Geeks in the Pews: A Review of The Ultimate Quest


Post Author: Robyn King


One of the fun parts of my ordination process was a summer parish internship. I served at a little church, where I stayed in their apartment and could walk down to the farmers market on Sundays after services. Now that I’ve been ordained for a while and preached more, I’ve become increasingly thankful for that church. They kindly listened to some sermons I would preach very differently now. Along with their homiletical patience, and an inside peek at day-to-day church life and power differentials, they also taught me something very important about who sits in our pews: Geeks.

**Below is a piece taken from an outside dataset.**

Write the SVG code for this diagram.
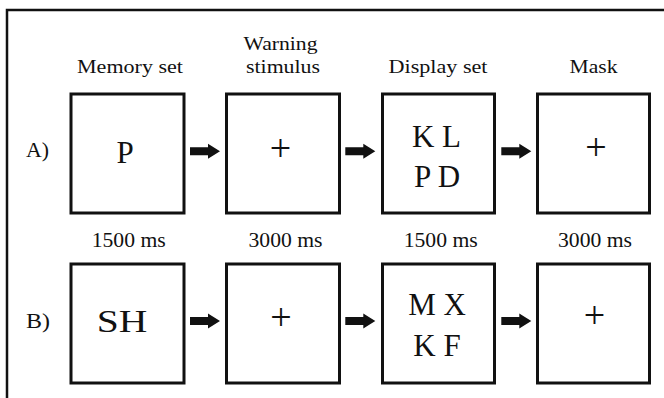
<svg xmlns="http://www.w3.org/2000/svg" width="664" height="398" viewBox="0 0 664 398" font-family="'Liberation Serif', 'Times New Roman', Times, 'Nimbus Roman', 'DejaVu Serif', serif">
<style>
text{font-family:'Liberation Serif','Times New Roman',Times,'Nimbus Roman','DejaVu Serif',serif;fill:#111}
.hd{font-size:19px;text-anchor:middle}
.ms{font-size:20px;text-anchor:middle}
.lb{font-size:22px}
.big{font-size:31px;text-anchor:middle}
.plus{font-size:38px;text-anchor:middle}
.box{fill:#fff;stroke:#111;stroke-width:3}
.frame{stroke:#111;stroke-width:2.5;fill:none}
</style>
<defs>
<path id="arr" d="M0,-4 H18 V-7.5 L30,0 L18,7.5 V4 H0 Z" fill="#111"/>
</defs>
<rect width="664" height="398" fill="#fff"/>
<g id="frame">
<path class="frame" d="M7,398 V10 H664"/>
</g>
<g id="headers">
<text class="hd" x="130" y="72.5" textLength="106" lengthAdjust="spacingAndGlyphs">Memory set</text>
<text class="hd" x="280.5" y="49.5" textLength="74" lengthAdjust="spacingAndGlyphs">Warning</text>
<text class="hd" x="283" y="72.5" textLength="74" lengthAdjust="spacingAndGlyphs">stimulus</text>
<text class="hd" x="438" y="72.5" textLength="99" lengthAdjust="spacingAndGlyphs">Display set</text>
<text class="hd" x="593.5" y="72.5" textLength="48" lengthAdjust="spacingAndGlyphs">Mask</text>
</g>
<g id="durations">
<text class="ms" x="128.7" y="246.7" textLength="74" lengthAdjust="spacingAndGlyphs">1500 ms</text>
<text class="ms" x="285.5" y="246.7" textLength="74" lengthAdjust="spacingAndGlyphs">3000 ms</text>
<text class="ms" x="440.7" y="246.7" textLength="74" lengthAdjust="spacingAndGlyphs">1500 ms</text>
<text class="ms" x="595" y="246.7" textLength="74" lengthAdjust="spacingAndGlyphs">3000 ms</text>
</g>
<g id="row-labels">
<text class="lb" x="26" y="157" textLength="23" lengthAdjust="spacingAndGlyphs">A)</text>
<text class="lb" x="26" y="327.7" textLength="24" lengthAdjust="spacingAndGlyphs">B)</text>
</g>
<g id="a-memory">
<rect class="box" x="71" y="94" width="113" height="119"/>
<text class="big" x="125" y="162.7">P</text>
</g>
<g id="a-warning">
<rect class="box" x="226.5" y="94" width="113" height="119"/>
<text class="plus" x="280.5" y="161">+</text>
</g>
<g id="a-display">
<rect class="box" x="382.5" y="94" width="112" height="119"/>
<text class="big" x="436.5" y="147">K L</text>
<text class="big" x="437" y="187.3">P D</text>
</g>
<g id="a-mask">
<rect class="box" x="537.5" y="94" width="112" height="119"/>
<text class="plus" x="596" y="159.5">+</text>
</g>
<g id="b-memory">
<rect class="box" x="71" y="264" width="113" height="119"/>
<text class="big" x="122" y="331.7" textLength="50.6" lengthAdjust="spacingAndGlyphs">SH</text>
</g>
<g id="b-warning">
<rect class="box" x="226.5" y="264" width="113" height="119"/>
<text class="plus" x="281" y="330">+</text>
</g>
<g id="b-display">
<rect class="box" x="382.5" y="264" width="112" height="119"/>
<text class="big" x="437" y="314.5">M X</text>
<text class="big" x="437" y="356">K F</text>
</g>
<g id="b-mask">
<rect class="box" x="537.5" y="264" width="112" height="119"/>
<text class="plus" x="594.5" y="328">+</text>
</g>
<g id="connectors">
<use href="#arr" x="190" y="151.3"/>
<use href="#arr" x="345.3" y="151.3"/>
<use href="#arr" x="501.3" y="151.3"/>
<use href="#arr" x="190" y="321"/>
<use href="#arr" x="345.3" y="321"/>
<use href="#arr" x="501.3" y="321"/>
</g>
</svg>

I had preached a sermon that mentioned my deep love of speculative fiction (SF—often called science fiction and fantasy). While I don’t remember the details of the sermon, I do remember that for the rest of the morning people would approach me, always when it would be just the two of us, and confess their love for Star Trek. We were all, I learned that morning, Star Trek geeks.

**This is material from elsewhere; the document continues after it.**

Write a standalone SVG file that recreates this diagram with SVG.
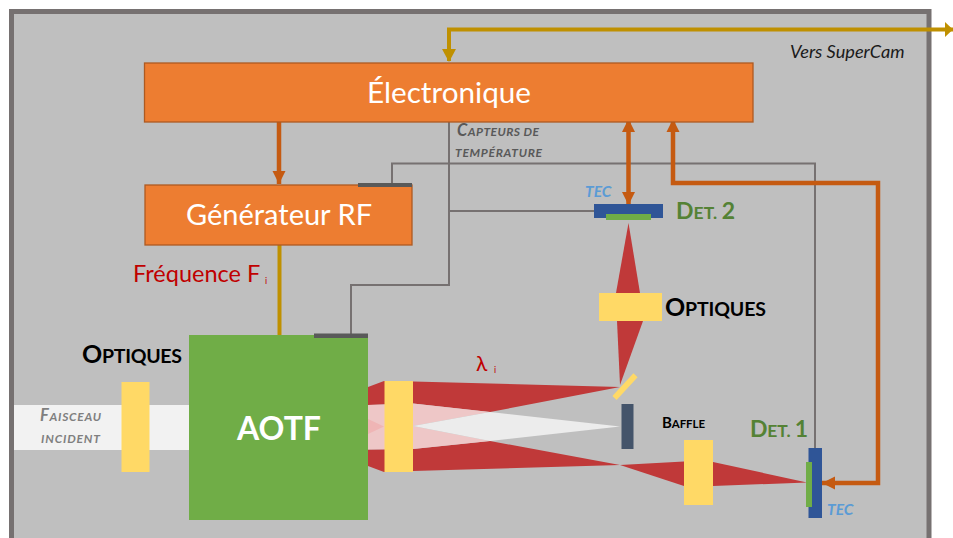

This memory surfaces when I’m afraid I’m about to get too geeky for people. It’s a balm against the cultural norm that asks us geeks to stay in the basement with our dice, books, and scale models. It helps me remember that, even when the rest of the world seems a little too normal, I have a place in the pews with all the other geeks.

Jordan Haynie Ware’s book The Ultimate Quest: A Geek’s Guide to (The Episcopal) Church, tackles the topic of the Church and geeks, establishing her as a wise and witty writer. Jordan and I are friends and colleagues – we have known each other for a long time via Twitter, were once in the same room at General Convention 2012, and we will soon be in the same diocese.

Far more effectively than The Hitchhikers Guide to the Galaxy, Ware guides readers through the basics of Christian faith, with special attention to Episcopal pomp and circumstance. She manages both an eye for the essential things people first wandering into the Church would need or want to know, balancing the basics with enough detail to impress some longtime attendees at coffee hour. Ware describes the communal praying of the psalm as “communal slam poetry” and I will undoubtedly break into giggles when that line goes through my head some Sunday.

As the title promises, Ware introduces lay and clergy in gaming terms,

Laypeople are the front-line fighters of the Christian party. Clergy are the caster—they hang back “buffing” with encouragement and teaching, “detecting magic” by naming the Holy in everyday life, and “healing,” by offering the sacramental presence of God when that everyday life gets rough. (pg 47)

Ware manages a delightful balance of truth and humour, with a deft combination of Church and gaming geek-doms.

Written with a similar approach to that of player guides for roleplaying games, Ware opens with two introductions.One introduces geeks to the world of the church; the other introduces church geeks to “regular geek stuff.” In the following chapters we meet “The Hero” (Jesus), discuss the ultimate quest which begins with our baptism, encounter the Episcopal Player’s Handbook (The Book of Common Prayer), and explore the world of the Episcopal Church with a heavy lens of geek culture. Orders of Ministry are, as the quote indicates, explored as the class of player Christians operate as in the world, vestments are explicated through the lens of cosplay, and attending Church on Sunday mornings is described as a grand adventure undertaken by the player.

Throughout the book Ware shows her thorough knowledge of many corners of SF and Church worlds, citing the Bible, Joss Whedon’s works, The Book of Common Prayer (‘79), The Princess Bride, Hamilton, papal encyclicals, Marion Zimmer Bradley, C. S. Lewis, and, yes, Star Trek among many others. And if you don’t know all of these inside out, there’s a bibliography (“Worlds Unknown”) in the back—you can find some new favourite authors and artists.

As a church and secular geek myself, Ware wrote the book I wish someone had handed me when I was fourteen years old. The Ultimate Quest could be the best book to hand the slightly awkward teens who have joined the Church or the perfect refresher book study with a group of young or young-at-heart adults. I would recommend using it as the main resource for an “Episcopal 101” type of class, as long as the leader was able to draw on a more traditional approach to faith and church easily – I could envision the church and geek culture being too much for some people to assimilate at the same time.

Written with a particular care for those who are new or newly exploring faith and the Church, this book would fit nicely into the shelves of all faithful geeks as we seek to “Quest long and prosper.”


The Reverend Robyn King serves at St. Peter’s Anglican Church in Edmonton, Alberta, Canada. She and her husband enjoy science fiction and play in the same Dungeons and Dragons group. Griz, their dog, would like to be everyone’s friend and is well loved, not spoiled.